The U.S. Senate passed the 21st Century ROAD to Housing Act Monday evening with an 85-5 vote, slipping in a provision that prohibits the Federal Reserve from issuing a central bank digital currency through December 31, 2030. The ban covers the Board of Governors and any Federal Reserve bank, directly or through intermediaries. But it carves out private stablecoins that are 'open, permissionless, and private' dollar-denominated assets — a nod to the industry that's been lobbying hard against a government-run digital dollar.
What the CBDC ban covers
The measure effectively freezes any Fed-led CBDC project for the next four and a half years. It doesn't touch existing private stablecoin issuers, as long as their tokens meet the bill's definition of open and permissionless. That language aligns closely with the GENIUS Act, the first federal stablecoin law signed by President Trump in July 2025, which requires one-to-one reserves, monthly disclosures, and federal licensing for issuers. Together, the two laws create a clear regulatory lane for private digital dollars while keeping the government out of the issuance game — at least until 2031.
Political backdrop
President Trump set the stage in January 2025 with an executive order barring his administration from any CBDC activity, warning it would threaten financial stability, individual privacy, and U.S. sovereignty. New Fed Chair Kevin Warsh has called a U.S. CBDC a 'bad policy choice.' Monday's Senate vote — lopsidedly bipartisan — shows that skepticism runs deep on Capitol Hill too. The housing bill's CBDC rider didn't draw much public debate, but its passage suggests broad consensus that the Fed shouldn't be in the digital currency business anytime soon.
Next stop: House vote
The House is expected to fast-track a vote on the housing bill as early as Tuesday, sending it to President Trump for signature. If it becomes law, the CBDC ban will lock in place until 2030 — but that's not the only crypto legislation in play.
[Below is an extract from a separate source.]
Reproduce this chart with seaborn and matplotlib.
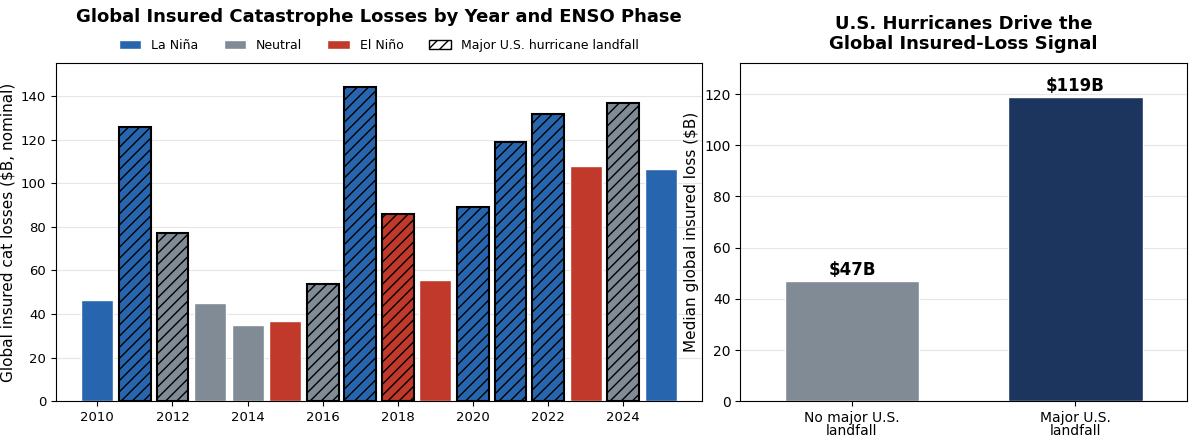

The Digital Asset Market Clarity Act, which would determine whether a crypto token is a security or commodity, cleared the Senate Banking Committee 15-9 on May 14 and landed on the Senate Legislative Calendar on June 1. Galaxy Research puts its odds of passing this year at up to 60%, but notes it needs at least seven Democratic votes and must clear the floor before August. Senator Bill Hagerty expressed hope on June 18 that the Clarity Act could get a Senate floor vote 'in the weeks ahead.' The clock is ticking.